Some of you pray and pray, but your prayers are not heard. You had as well never offer them any more until you make a genuine effort to pay the bills you owe, to right the wrongs you have done, to apologize for sins committed and to be reconciled with others.

Oh, what zeal we ought to have about making wrongs right! Jesus said, "Ye have heard that it hath been said, An eye for an eye, and a tooth for a tooth: but I say unto you, That ye resist not evil: but whosoever shall smite thee on thy right cheek turn to him the other also. And if any man will sue thee at the law, and take away thy coat let him have thy cloke also. And whosoever shall compel thee to go a mile, go with him twain. Give to him that asketh thee, and from him that would borrow of thee turn not thou away" (Matt. 5:38-42). You will never understand that passage until you remember that it is a matter of restitution God is talking about.

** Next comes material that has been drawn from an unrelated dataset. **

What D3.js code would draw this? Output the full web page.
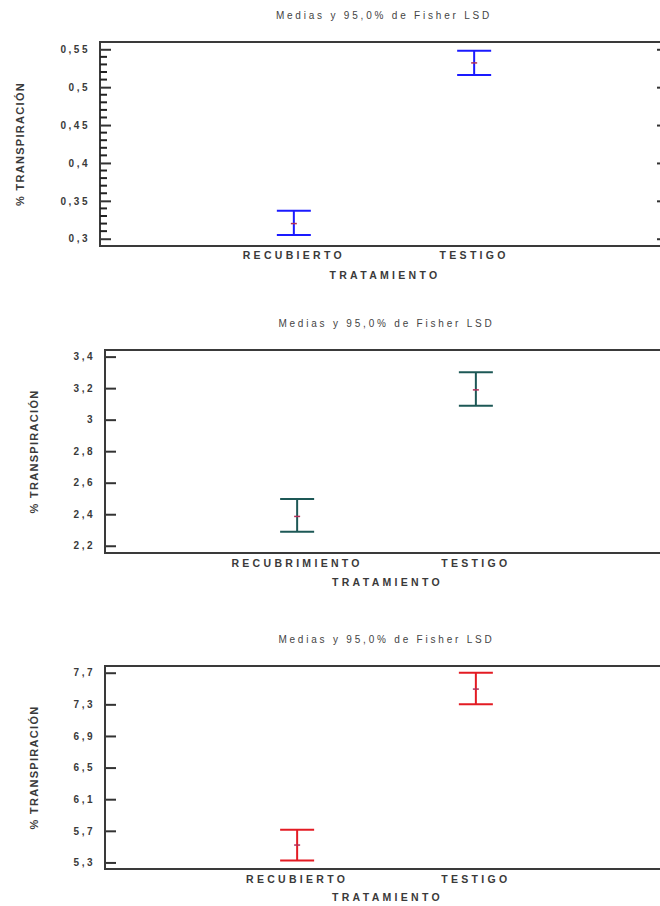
<!DOCTYPE html>
<meta charset="utf-8">
<head>
  <title>Medias y 95,0% de Fisher LSD</title>
</head>

<style>
body { margin: 0; background: #fff; }
text { font-family: "Liberation Sans", Arial, sans-serif; }
.box { fill: none; stroke: #3a3a3a; stroke-width: 2; }
.tick line { stroke: #333; stroke-width: 2; }
.tick text { font-size: 10px; font-weight: bold; fill: #3a3a3a; letter-spacing: 2.5px; }
.domain { display: none; }
.title { font-size: 10px; fill: #444; letter-spacing: 2.8px; }
.lab { font-size: 10.5px; font-weight: bold; fill: #3a3a3a; letter-spacing: 3.3px; }
.ylab { font-size: 11px; font-weight: bold; fill: #3a3a3a; letter-spacing: 1.3px; }
</style>

<body>
  <svg width="660" height="906"></svg>

  <script src="https://cdnjs.cloudflare.com/ajax/libs/d3/7.8.5/d3.min.js"></script>

  <script>
// data
var cats1 = ["RECUBIERTO", "TESTIGO"]
var mean1 = [0.320, 0.532]
var low1 = [0.305, 0.516]
var high1 = [0.337, 0.548]
var ticks1 = [0.3, 0.35, 0.4, 0.45, 0.5, 0.55]
var minor1 = [0.31, 0.32, 0.33, 0.34, 0.36, 0.37, 0.38, 0.39, 0.41, 0.42, 0.43, 0.44,
              0.46, 0.47, 0.48, 0.49, 0.51, 0.52, 0.53, 0.54]

var cats2 = ["RECUBRIMIENTO", "TESTIGO"]
var mean2 = [2.386, 3.189]
var low2 = [2.289, 3.089]
var high2 = [2.496, 3.301]
var ticks2 = [2.2, 2.4, 2.6, 2.8, 3, 3.2, 3.4]

var cats3 = ["RECUBIERTO", "TESTIGO"]
var mean3 = [5.52, 7.493]
var low3 = [5.325, 7.30]
var high3 = [5.713, 7.70]
var ticks3 = [5.3, 5.7, 6.1, 6.5, 6.9, 7.3, 7.7]

var title = "Medias y 95,0% de Fisher LSD"
var xTitle = "TRATAMIENTO"
var yTitle = "% TRANSPIRACIÓN"

var locale = d3.formatLocale({decimal: ",", thousands: ".", grouping: [3], currency: ["", ""]})
var fmt = locale.format("~g")

var svg = d3.select("svg")

var panels = [
  {cats: cats1, mean: mean1, low: low1, high: high1, ticks: ticks1, minor: minor1, dom: [0.2904, 0.5596],
   color: "#1a1aff", left: 100, top: 42, bottom: 246, titleY: 19, labY: 259, xtY: 279, ylX: 24, mirror: true},
  {cats: cats2, mean: mean2, low: low2, high: high2, ticks: ticks2, minor: [], dom: [2.154, 3.442],
   color: "#1d5856", left: 105, top: 350, bottom: 553, titleY: 327, labY: 567, xtY: 586, ylX: 38, mirror: false},
  {cats: cats3, mean: mean3, low: low3, high: high3, ticks: ticks3, minor: [], dom: [5.217, 7.785],
   color: "#e31b23", left: 105, top: 666, bottom: 869, titleY: 643, labY: 883, xtY: 901, ylX: 38, mirror: false}
]
var right = 668

panels.forEach(function(p) {
  var g = svg.append("g")

  var x = d3.scalePoint().domain(p.cats).range([p.left, right]).padding(1.075)
  var y = d3.scaleLinear().domain(p.dom).range([p.bottom, p.top])

  g.append("g")
    .attr("transform", "translate(" + p.left + ",0)")
    .call(d3.axisLeft(y).tickValues(p.ticks).tickSize(-11).tickPadding(10).tickFormat(fmt))
  if (p.mirror) {
    g.append("g")
      .attr("transform", "translate(" + right + ",0)")
      .call(d3.axisRight(y).tickValues(p.ticks).tickSize(-11).tickFormat(""))
  }

  g.append("rect").attr("class", "box")
    .attr("x", p.left).attr("y", p.top)
    .attr("width", right - p.left).attr("height", p.bottom - p.top)

  var cx = (p.left + right) / 2
  g.append("text").attr("class", "title")
    .attr("x", cx).attr("y", p.titleY).attr("text-anchor", "middle").text(title)
  g.append("text").attr("class", "lab")
    .attr("x", cx + 1).attr("y", p.xtY).attr("text-anchor", "middle").text(xTitle)
  g.append("text").attr("class", "ylab")
    .attr("transform", "translate(" + p.ylX + "," + ((p.top + p.bottom) / 2) + ") rotate(-90)")
    .attr("text-anchor", "middle").text(yTitle)

  g.selectAll(".catlab").data(p.cats).enter().append("text")
    .attr("class", "lab")
    .attr("x", function(d) { return x(d) })
    .attr("y", p.labY)
    .attr("text-anchor", "middle")
    .text(function(d) { return d })

  var idx = d3.range(p.cats.length)
  var bars = g.selectAll(".bar").data(idx).enter().append("g")
  bars.append("line")
    .attr("x1", function(i) { return x(p.cats[i]) })
    .attr("x2", function(i) { return x(p.cats[i]) })
    .attr("y1", function(i) { return y(p.low[i]) })
    .attr("y2", function(i) { return y(p.high[i]) })
    .attr("stroke", p.color).attr("stroke-width", 2)
  bars.append("line")
    .attr("x1", function(i) { return x(p.cats[i]) - 17 })
    .attr("x2", function(i) { return x(p.cats[i]) + 17 })
    .attr("y1", function(i) { return y(p.high[i]) })
    .attr("y2", function(i) { return y(p.high[i]) })
    .attr("stroke", p.color).attr("stroke-width", 2)
  bars.append("line")
    .attr("x1", function(i) { return x(p.cats[i]) - 17 })
    .attr("x2", function(i) { return x(p.cats[i]) + 17 })
    .attr("y1", function(i) { return y(p.low[i]) })
    .attr("y2", function(i) { return y(p.low[i]) })
    .attr("stroke", p.color).attr("stroke-width", 2)
  bars.append("line")
    .attr("x1", function(i) { return x(p.cats[i]) - 3 })
    .attr("x2", function(i) { return x(p.cats[i]) + 3 })
    .attr("y1", function(i) { return y(p.mean[i]) })
    .attr("y2", function(i) { return y(p.mean[i]) })
    .attr("stroke", "#b0305a").attr("stroke-width", 1.5)

  // small ticks between the labelled ones
  g.selectAll(".minortick").data(p.minor).enter().append("line")
    .attr("class", "minortick")
    .attr("x1", p.left).attr("x2", p.left + 7)
    .attr("y1", function(d) { return y(d) })
    .attr("y2", function(d) { return y(d) })
    .attr("stroke", "#222").attr("stroke-width", 2)
})
  </script>
</body>
</html>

Under the Mosaic law if a man put out his neighbor's eye, he was to be held and his eye put out. If one man's ox killed his neighbor's ox, he was to give the live ox for the dead. If one farmer's cattle ate his neighbor's crop, he was to make it good out of his own crop. And so the Saviour says if a man says that you owe it to him to let him hit you on the right cheek, they you are not only to allow that but to turn the other cheek also, and so see that you satisfy your neighbor's claim against you. If he claims that you have his coat, then you make sure that you satisfy his claim perfectly so that your brother can have nothing against you. give him your cloak also. If he says he has carried your burden a mile and you should go a mile with him, then offer to go with him two. In other words, a Christian should earnestly set out, at any cost, to be reconciled to people he has wronged.

Your hot words may have cut some dear one to the heart, and you have never confessed and asked forgiveness for that sin. You may have slandered some man of God, some innocent girl, or some thoughtless neighbor. I beg you, go be reconciled! Confess your wrong and earnestly try to make it right.

Someone hears me who has a mother or father far away. They long to hear from you. You have your own home, your own business, your own interests. They have now only memories of the past. How can God bless you who neglect heartbroken mothers and cause grief to those who gave everything for you?

Dear Christian, many times I have had to write letters asking forgiveness, or write a check to pay an honest debt before I could have assurance that God would hear my prayers. Are you prayers hindered because there are those you have wronged with sins that you have never tried to undo? Then the Saviour said, "If thou bring thy gift to the altar, and there rememberest that thy brother hat ought against thee; leave there thy gift before the altar, and go thy way; first be reconciled to thy brother, and then come and offer they gift."